> GIVEN REQUEST
For this exercise, copy out each line of the material below that includes "matplotlib".

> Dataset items
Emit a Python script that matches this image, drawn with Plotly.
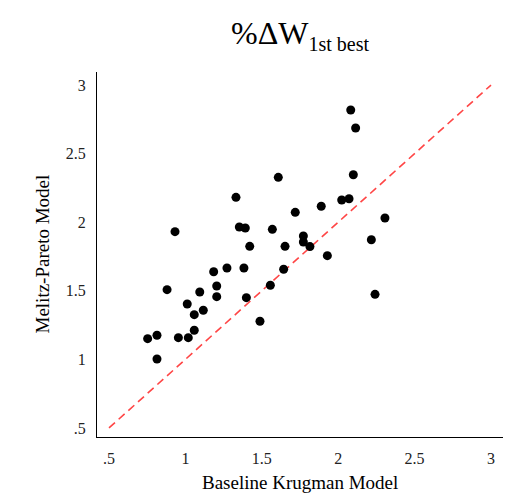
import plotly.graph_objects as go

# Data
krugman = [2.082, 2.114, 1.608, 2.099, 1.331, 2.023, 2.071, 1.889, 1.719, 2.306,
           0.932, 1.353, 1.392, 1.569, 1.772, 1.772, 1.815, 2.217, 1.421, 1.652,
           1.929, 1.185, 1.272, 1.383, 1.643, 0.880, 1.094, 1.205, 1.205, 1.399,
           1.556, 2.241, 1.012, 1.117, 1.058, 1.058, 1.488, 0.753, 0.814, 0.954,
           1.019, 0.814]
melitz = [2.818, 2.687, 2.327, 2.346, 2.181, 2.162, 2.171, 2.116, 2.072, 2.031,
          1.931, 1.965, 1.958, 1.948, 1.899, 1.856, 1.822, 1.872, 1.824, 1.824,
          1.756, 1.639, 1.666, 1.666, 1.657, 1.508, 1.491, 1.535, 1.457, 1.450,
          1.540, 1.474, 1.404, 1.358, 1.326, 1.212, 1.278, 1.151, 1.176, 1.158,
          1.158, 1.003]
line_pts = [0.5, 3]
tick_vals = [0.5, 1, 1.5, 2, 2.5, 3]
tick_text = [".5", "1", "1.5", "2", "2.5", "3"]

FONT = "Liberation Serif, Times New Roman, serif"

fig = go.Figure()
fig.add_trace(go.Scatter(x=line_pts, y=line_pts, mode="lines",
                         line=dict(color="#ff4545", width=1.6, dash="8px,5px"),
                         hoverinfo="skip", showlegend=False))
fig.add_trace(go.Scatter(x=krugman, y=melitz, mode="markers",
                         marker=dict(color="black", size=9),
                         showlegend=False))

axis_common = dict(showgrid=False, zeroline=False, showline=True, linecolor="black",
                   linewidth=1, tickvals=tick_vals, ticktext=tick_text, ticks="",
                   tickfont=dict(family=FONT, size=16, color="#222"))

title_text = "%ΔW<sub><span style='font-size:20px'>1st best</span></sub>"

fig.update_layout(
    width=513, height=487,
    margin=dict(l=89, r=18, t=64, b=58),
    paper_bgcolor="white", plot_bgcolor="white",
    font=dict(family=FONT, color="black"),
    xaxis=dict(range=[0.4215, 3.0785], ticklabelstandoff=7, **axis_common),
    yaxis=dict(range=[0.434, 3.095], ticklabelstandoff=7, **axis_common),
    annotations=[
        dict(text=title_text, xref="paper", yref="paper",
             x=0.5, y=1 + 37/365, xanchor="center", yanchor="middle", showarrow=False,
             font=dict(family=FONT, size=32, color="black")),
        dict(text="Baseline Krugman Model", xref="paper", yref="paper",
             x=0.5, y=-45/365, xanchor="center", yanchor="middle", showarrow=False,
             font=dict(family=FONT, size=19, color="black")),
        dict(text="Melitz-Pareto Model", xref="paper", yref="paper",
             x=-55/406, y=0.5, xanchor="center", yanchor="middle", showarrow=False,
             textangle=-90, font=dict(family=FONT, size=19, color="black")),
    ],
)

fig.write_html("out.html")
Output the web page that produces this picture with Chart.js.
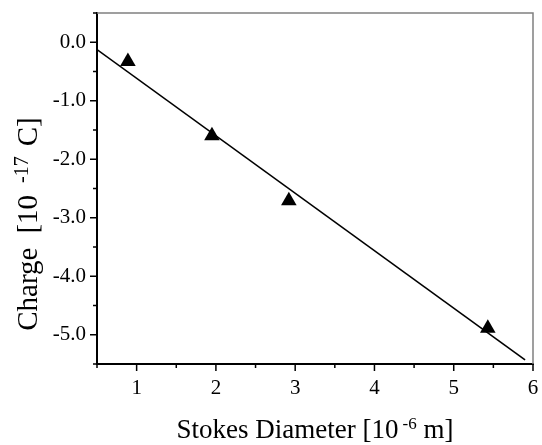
* * *
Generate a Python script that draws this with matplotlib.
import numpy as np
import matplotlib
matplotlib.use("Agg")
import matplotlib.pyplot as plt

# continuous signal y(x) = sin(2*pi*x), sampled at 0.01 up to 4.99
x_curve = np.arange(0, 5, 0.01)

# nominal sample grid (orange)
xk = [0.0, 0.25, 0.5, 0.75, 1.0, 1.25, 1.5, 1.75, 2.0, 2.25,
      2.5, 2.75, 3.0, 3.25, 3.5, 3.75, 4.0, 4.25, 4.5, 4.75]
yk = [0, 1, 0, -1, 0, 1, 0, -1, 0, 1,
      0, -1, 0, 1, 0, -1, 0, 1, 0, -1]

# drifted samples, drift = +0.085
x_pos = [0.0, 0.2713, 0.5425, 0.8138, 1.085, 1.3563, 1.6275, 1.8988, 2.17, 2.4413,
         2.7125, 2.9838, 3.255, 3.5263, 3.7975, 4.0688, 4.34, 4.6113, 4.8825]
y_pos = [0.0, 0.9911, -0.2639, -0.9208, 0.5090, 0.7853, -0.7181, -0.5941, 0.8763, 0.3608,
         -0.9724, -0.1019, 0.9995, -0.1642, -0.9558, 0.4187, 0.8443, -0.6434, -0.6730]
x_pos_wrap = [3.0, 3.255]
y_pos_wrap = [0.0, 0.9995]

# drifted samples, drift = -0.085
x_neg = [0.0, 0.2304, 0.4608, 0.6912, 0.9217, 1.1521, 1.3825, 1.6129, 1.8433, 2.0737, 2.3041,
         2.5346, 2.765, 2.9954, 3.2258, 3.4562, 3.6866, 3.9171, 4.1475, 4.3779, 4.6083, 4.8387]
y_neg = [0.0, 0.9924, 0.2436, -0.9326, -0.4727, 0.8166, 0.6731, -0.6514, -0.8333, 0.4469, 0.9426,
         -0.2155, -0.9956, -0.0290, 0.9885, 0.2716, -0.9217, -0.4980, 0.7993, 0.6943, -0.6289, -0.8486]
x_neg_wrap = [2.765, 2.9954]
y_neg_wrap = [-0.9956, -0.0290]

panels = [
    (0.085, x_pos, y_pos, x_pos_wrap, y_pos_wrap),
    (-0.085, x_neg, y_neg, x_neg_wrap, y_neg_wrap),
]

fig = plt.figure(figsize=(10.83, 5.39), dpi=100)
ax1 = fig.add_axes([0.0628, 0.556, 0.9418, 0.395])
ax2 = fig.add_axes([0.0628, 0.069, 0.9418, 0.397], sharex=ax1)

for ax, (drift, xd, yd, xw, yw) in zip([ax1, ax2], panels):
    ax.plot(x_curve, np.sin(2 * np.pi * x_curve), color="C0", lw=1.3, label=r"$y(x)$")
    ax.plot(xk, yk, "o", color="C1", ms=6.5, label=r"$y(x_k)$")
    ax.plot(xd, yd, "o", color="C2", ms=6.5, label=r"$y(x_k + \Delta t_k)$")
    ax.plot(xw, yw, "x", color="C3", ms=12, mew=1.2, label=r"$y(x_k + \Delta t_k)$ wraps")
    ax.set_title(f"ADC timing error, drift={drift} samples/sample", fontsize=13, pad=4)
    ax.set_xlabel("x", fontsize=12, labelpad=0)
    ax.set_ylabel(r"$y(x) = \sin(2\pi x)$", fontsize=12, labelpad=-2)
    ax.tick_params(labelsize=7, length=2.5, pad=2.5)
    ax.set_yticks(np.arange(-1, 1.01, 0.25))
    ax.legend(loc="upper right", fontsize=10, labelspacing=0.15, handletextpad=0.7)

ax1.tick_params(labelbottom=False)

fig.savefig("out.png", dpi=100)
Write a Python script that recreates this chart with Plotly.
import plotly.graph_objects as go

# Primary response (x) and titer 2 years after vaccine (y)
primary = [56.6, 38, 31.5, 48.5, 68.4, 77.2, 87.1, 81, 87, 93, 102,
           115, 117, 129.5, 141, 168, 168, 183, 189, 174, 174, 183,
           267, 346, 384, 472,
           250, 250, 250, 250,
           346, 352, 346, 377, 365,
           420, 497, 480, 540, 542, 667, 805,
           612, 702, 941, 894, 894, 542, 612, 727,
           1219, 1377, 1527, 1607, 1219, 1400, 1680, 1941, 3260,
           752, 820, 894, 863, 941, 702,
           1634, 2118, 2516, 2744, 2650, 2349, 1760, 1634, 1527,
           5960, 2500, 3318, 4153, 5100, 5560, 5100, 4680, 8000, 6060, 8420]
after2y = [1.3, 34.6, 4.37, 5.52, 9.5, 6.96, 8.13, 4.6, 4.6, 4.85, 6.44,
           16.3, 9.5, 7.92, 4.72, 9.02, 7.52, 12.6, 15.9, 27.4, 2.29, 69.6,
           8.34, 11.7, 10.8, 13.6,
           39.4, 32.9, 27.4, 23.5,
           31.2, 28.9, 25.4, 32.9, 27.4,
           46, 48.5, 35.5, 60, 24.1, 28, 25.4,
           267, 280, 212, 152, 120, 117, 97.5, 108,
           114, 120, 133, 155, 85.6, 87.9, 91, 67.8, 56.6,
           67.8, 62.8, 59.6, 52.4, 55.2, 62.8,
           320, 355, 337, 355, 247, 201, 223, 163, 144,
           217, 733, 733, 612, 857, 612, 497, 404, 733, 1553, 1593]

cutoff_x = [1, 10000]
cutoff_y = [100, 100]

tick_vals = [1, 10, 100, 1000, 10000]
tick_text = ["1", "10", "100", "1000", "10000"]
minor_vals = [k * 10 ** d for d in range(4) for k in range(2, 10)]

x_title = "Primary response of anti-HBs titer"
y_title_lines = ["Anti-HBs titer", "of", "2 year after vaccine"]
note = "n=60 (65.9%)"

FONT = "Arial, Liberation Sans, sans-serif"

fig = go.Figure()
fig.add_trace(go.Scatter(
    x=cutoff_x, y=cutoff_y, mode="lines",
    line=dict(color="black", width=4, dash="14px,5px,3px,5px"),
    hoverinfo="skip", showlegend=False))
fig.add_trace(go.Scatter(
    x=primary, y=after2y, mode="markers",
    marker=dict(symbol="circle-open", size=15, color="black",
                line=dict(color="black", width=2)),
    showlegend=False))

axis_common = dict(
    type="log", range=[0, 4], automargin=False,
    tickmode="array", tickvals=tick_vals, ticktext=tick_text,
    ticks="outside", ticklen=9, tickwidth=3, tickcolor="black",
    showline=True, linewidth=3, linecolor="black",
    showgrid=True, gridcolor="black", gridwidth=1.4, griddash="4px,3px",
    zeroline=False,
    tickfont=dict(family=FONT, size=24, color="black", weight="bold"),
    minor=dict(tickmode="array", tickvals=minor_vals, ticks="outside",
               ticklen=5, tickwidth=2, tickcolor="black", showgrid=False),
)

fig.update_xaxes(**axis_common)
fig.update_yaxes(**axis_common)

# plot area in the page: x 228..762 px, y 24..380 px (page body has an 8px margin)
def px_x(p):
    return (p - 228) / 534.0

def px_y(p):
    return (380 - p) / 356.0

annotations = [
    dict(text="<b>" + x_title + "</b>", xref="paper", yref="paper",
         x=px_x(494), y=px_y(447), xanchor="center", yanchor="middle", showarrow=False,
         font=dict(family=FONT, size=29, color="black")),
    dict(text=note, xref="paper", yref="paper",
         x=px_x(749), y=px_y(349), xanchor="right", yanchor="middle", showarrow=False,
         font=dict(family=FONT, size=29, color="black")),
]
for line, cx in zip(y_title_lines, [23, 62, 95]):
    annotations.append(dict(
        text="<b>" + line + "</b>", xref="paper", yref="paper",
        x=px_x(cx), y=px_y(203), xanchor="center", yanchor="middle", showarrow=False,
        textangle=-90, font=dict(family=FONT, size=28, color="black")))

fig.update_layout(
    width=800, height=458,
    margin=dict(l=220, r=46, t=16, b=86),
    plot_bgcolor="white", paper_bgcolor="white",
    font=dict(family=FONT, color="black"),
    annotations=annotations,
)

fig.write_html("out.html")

> THE SOLUTION
Generate a Python script that draws this with matplotlib.
import matplotlib
matplotlib.use("Agg")
import matplotlib.pyplot as plt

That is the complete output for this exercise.